Journal de l'année Édition 1976 1976Éd. 1976

Au cours de son déplacement outre-Atlantique, le président V. Giscard d'Estaing avait cru devoir avancer la proposition d'envoi d'une force militaire française de 20 000 hommes au Liban pour aider à arrêter les combats qui l'ensanglantaient. Cette proposition, mal présentée et mal reçue par toutes les parties ou presque, entamait un moment le crédit de la France auprès des nations arabes.

La politique européenne et internationale demeurait l'objet de vives critiques et de déceptions. Jadis populaire auprès des agriculteurs et même des viticulteurs, le Marché commun leur apparaissait maintenant comme une machine de guerre contre l'économie du pays. L'insistance de V. Giscard d'Estaing pour des élections européennes au suffrage universel ne rencontrait au mieux qu'indifférence. La crise dont chacun subissait inégalement les effets rendait les Neuf de plus en plus rebelles à la discipline communautaire, au point qu'on pouvait se demander à plusieurs reprises si la Communauté n'allait pas se disloquer et disparaître. Entré le 10 juillet 1975 dans le serpent monétaire, le franc français devait six mois plus tard en sortir.

En vain le président français multipliait-il les appels, les propositions, les rencontres : consultations pétrolières entre les producteurs et les consommateurs, sommet monétaire de novembre, conférence Nord-Sud de décembre, conférence de Nairobi en mai, sommet occidental de Porto Rico dans les derniers jours de juin... Le rôle de la France dans le concert tant européen qu'international restait modeste, effacé presque, et la diplomatie de la grandeur, la politique d'équilibre entre les deux hégémonies, l'ouverture au tiers monde, qui avaient été des dogmes du gaullisme et de l'après-gaullisme, semblaient un peu oubliées. D'incidents avec le partenaire allemand en accrochages avec le partenaire anglais, sans parler des conflits avec le partenaire italien, la France ne parvenait pas à dégeler vraiment ses relations plutôt froides avec l'Amérique, alors même qu'elle semblait se brouiller peu à peu avec l'Union soviétique. Elle s'empêtrait dans des contradictions, se passionnant un moment pour l'admission de l'avion supersonique Concorde aux États-Unis, puis s'émouvant de la vente de deux centrales nucléaires à l'Afrique du Sud, sans avoir mauvaise conscience d'être devenue le troisième par ordre d'importance, le premier par rapport à sa population, des fournisseurs d'armements et de matériels de guerre du monde.

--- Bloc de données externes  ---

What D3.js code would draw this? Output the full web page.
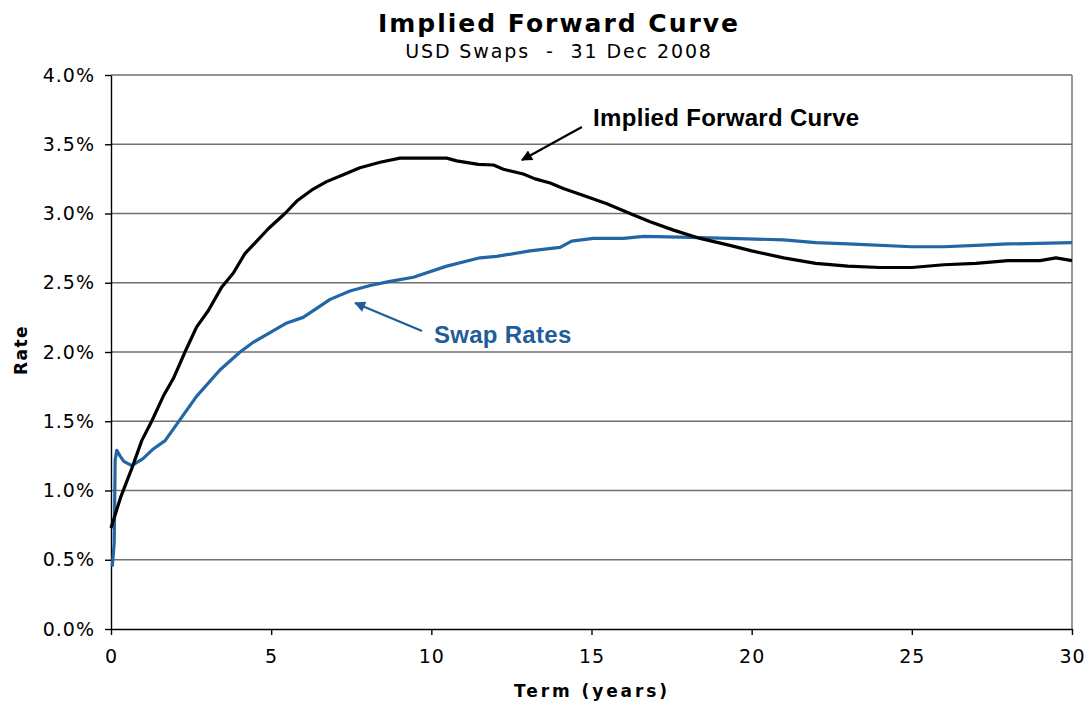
<!DOCTYPE html>
<html>
<head>
<meta charset="utf-8">
<title>Implied Forward Curve</title>
<style>
  body { margin: 0; background: #fff; }
  svg { display: block; }
  text { font-family: "DejaVu Sans", Verdana, sans-serif; }
  .grid line { stroke: #6f6f6f; stroke-width: 1.4; }
  .anno { font-family: "Liberation Sans", Arial, sans-serif; font-weight: bold; font-size: 24px; letter-spacing: 0.3px; }
</style>
</head>
<body>
<svg></svg>
<script src="https://d3js.org/d3.v7.min.js"></script>
<script>
// forward curve (years, %)
const fwdTerm = [0, 0.3, 0.65, 0.96, 1.27, 1.63, 1.95, 2.31, 2.67, 3.04, 3.46, 3.82, 4.18, 4.55, 4.91, 5.43, 5.8, 6.27, 6.73, 7.25, 7.77, 8.4, 9.02, 10.48, 10.79, 11.47, 11.94, 12.25, 12.87, 13.24, 13.71, 14.12, 14.75, 15.48, 16.2, 16.83, 17.56, 18.39, 19.32, 20, 21, 22, 23, 24, 25, 26, 27, 28, 29, 29.5, 30];
const fwdRate = [0.73, 0.95, 1.16, 1.36, 1.50, 1.68, 1.81, 2.00, 2.18, 2.30, 2.47, 2.57, 2.71, 2.80, 2.89, 3.00, 3.09, 3.17, 3.23, 3.28, 3.33, 3.37, 3.40, 3.40, 3.38, 3.355, 3.35, 3.32, 3.285, 3.25, 3.22, 3.18, 3.13, 3.07, 3.00, 2.94, 2.88, 2.82, 2.77, 2.73, 2.68, 2.64, 2.62, 2.61, 2.61, 2.63, 2.64, 2.66, 2.66, 2.68, 2.66];

// swap rates (years, %)
const swapTerm = [0.04, 0.1, 0.13, 0.18, 0.28, 0.4, 0.65, 1.0, 1.32, 1.69, 2.15, 2.67, 3.4, 4.03, 4.44, 5.49, 6.0, 6.84, 7.46, 8.09, 8.71, 9.44, 10.48, 11.52, 12.04, 13.08, 14.02, 14.38, 15.06, 16.0, 16.63, 17.76, 19.32, 21, 22, 23, 25, 26, 27, 28, 30];
const swapRate = [0.45, 0.62, 1.22, 1.29, 1.25, 1.21, 1.18, 1.23, 1.30, 1.36, 1.51, 1.68, 1.87, 2.00, 2.07, 2.21, 2.25, 2.38, 2.44, 2.48, 2.51, 2.54, 2.62, 2.68, 2.69, 2.73, 2.755, 2.80, 2.82, 2.82, 2.835, 2.83, 2.82, 2.81, 2.79, 2.78, 2.76, 2.76, 2.77, 2.78, 2.79];

const yTicks = [0, 0.5, 1, 1.5, 2, 2.5, 3, 3.5, 4];
const xTicks = [0, 5, 10, 15, 20, 25, 30];

const width = 1086, height = 704;
const margin = { top: 75, right: 14, bottom: 75, left: 111 };
const innerWidth = width - margin.left - margin.right;
const innerHeight = height - margin.top - margin.bottom;

const svg = d3.select('svg').attr('width', width).attr('height', height);

const xScale = d3.scaleLinear().domain([0, 30]).range([0, innerWidth]);
const yScale = d3.scaleLinear().domain([0, 4]).range([innerHeight, 0]);

const g = svg.append('g').attr('transform', `translate(${margin.left},${margin.top})`);

// gridlines
g.append('g').attr('class', 'grid')
  .selectAll('line').data(yTicks.slice(1)).enter().append('line')
  .attr('x1', 0).attr('x2', innerWidth)
  .attr('y1', d => yScale(d)).attr('y2', d => yScale(d));

// right border
g.append('line').attr('x1', innerWidth).attr('x2', innerWidth)
  .attr('y1', 0).attr('y2', innerHeight).attr('stroke', '#6f6f6f').attr('stroke-width', 1.4);

// axes
const yAxis = g.append('g')
  .call(d3.axisLeft(yScale).tickValues(yTicks).tickFormat(d => d.toFixed(1) + '%').tickSize(6).tickSizeOuter(0));
const xAxis = g.append('g').attr('transform', `translate(0,${innerHeight})`)
  .call(d3.axisBottom(xScale).tickValues(xTicks).tickSize(6).tickSizeOuter(0));
[yAxis, xAxis].forEach(a => {
  a.select('.domain').attr('stroke', '#000').attr('stroke-width', 1.4);
  a.selectAll('.tick line').attr('stroke', '#000').attr('stroke-width', 1.4);
  a.selectAll('.tick text').attr('font-family', '"DejaVu Sans", Verdana, sans-serif')
    .attr('font-size', 19).attr('fill', '#000').attr('letter-spacing', 1);
});
yAxis.selectAll('.tick text').attr('x', -16);
xAxis.selectAll('.tick text').attr('y', 21);

// lines
const line = d3.line().x(d => xScale(d[0])).y(d => yScale(d[1]));

g.append('path').datum(swapTerm.map((t, i) => [t, swapRate[i]]))
  .attr('d', line).attr('fill', 'none').attr('stroke', '#2266a5').attr('stroke-width', 3.2)
  .attr('stroke-linejoin', 'round');
g.append('path').datum(fwdTerm.map((t, i) => [t, fwdRate[i]]))
  .attr('d', line).attr('fill', 'none').attr('stroke', '#000').attr('stroke-width', 3.2)
  .attr('stroke-linejoin', 'round');

// arrow markers
const defs = svg.append('defs');
[['arrBlack', '#000'], ['arrBlue', '#1f5c99']].forEach(([id, c]) => {
  defs.append('marker').attr('id', id).attr('viewBox', '0 0 10 10')
    .attr('refX', 9).attr('refY', 5).attr('markerWidth', 5.5).attr('markerHeight', 5)
    .attr('orient', 'auto-start-reverse').attr('markerUnits', 'strokeWidth')
    .append('path').attr('d', 'M0,0 L10,5 L0,10 z').attr('fill', c);
});

// annotations
g.append('line')
  .attr('x1', xScale(14.7)).attr('y1', yScale(3.625))
  .attr('x2', xScale(12.83)).attr('y2', yScale(3.386))
  .attr('stroke', '#000').attr('stroke-width', 2.2).attr('marker-end', 'url(#arrBlack)');
g.append('text').attr('class', 'anno')
  .attr('x', xScale(15.05)).attr('y', yScale(3.632)).text('Implied Forward Curve');

g.append('line')
  .attr('x1', xScale(9.71)).attr('y1', yScale(2.152))
  .attr('x2', xScale(7.62)).attr('y2', yScale(2.354))
  .attr('stroke', '#1f5c99').attr('stroke-width', 2.2).attr('marker-end', 'url(#arrBlue)');
g.append('text').attr('class', 'anno').attr('fill', '#1f5c99')
  .attr('x', xScale(10.08)).attr('y', yScale(2.065)).text('Swap Rates');

// titles
svg.append('text').attr('x', 559).attr('y', 32).attr('text-anchor', 'middle')
  .attr('font-size', 25).attr('font-weight', 'bold').attr('letter-spacing', 2).text('Implied Forward Curve');
svg.append('text').attr('x', 559).attr('y', 58).attr('text-anchor', 'middle')
  .attr('font-size', 19).attr('letter-spacing', 1.9).style('white-space', 'pre')
  .text('USD Swaps  -  31 Dec 2008');
svg.append('text').attr('x', 592).attr('y', 697).attr('text-anchor', 'middle')
  .attr('font-size', 17).attr('font-weight', 'bold').attr('letter-spacing', 2.9).text('Term (years)');
svg.append('text').attr('transform', 'translate(27,350) rotate(-90)').attr('text-anchor', 'middle')
  .attr('font-size', 17).attr('font-weight', 'bold').attr('letter-spacing', 1.5).text('Rate');
</script>
</body>
</html>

Un nouvel incident, d'ordre stratégique cette fois et non plus diplomatique, surgissait aux premiers jours de juin. Des déclarations du chef d'état-major des armées, le général Méry, donnaient à penser que la doctrine militaire française avait subi une révision capitale. Au lieu de s'en tenir à la défense du sanctuaire national en pratiquant une stratégie « tous azimuts », ce qui était la politique du général de Gaulle et de Georges Pompidou et avec eux des généraux Ailleret et Fourquet, prédécesseurs du général Méry, les forces françaises pourraient désormais prendre place en cas d'agression par l'Est (seule hypothèse envisagée) dans le dispositif allié, en territoire allemand ou ailleurs. Était-ce une rentrée de fait (sinon de droit) dans l'organisation militaire atlantique que la France avait quittée il y a dix ans ? Les gaullistes en tout cas, et de leur côté les communistes, l'entendaient de cette façon et dénonçaient à l'envi l'abandon de la politique d'indépendance nationale et même d'autonomie nucléaire.

La politique suivie à l'égard des pays arabes, le soupçon d'un retour à une dépendance militaire (et demain économique, voire politique ?) envers l'Amérique, les mécomptes de la politique européenne, les incidents de parcours de toutes sortes alimentaient ainsi les attaques de l'opposition en même temps qu'ils aggravaient les divisions de la majorité.

Des élections controversées

Cette détérioration et ces tensions, peu sensibles il est vrai aux yeux des électeurs sauf en ce qui concerne les incidences du Marché commun agricole, n'avaient guère pesé sur les diverses consultations électorales de l'année, au demeurant antérieures à la plupart de ces événements. En revanche, la situation économique et sociale intérieure n'avait pas encore réellement amorcé son redressement au moment des principaux scrutins, et en particulier des élections cantonales des 7 et 14 mars.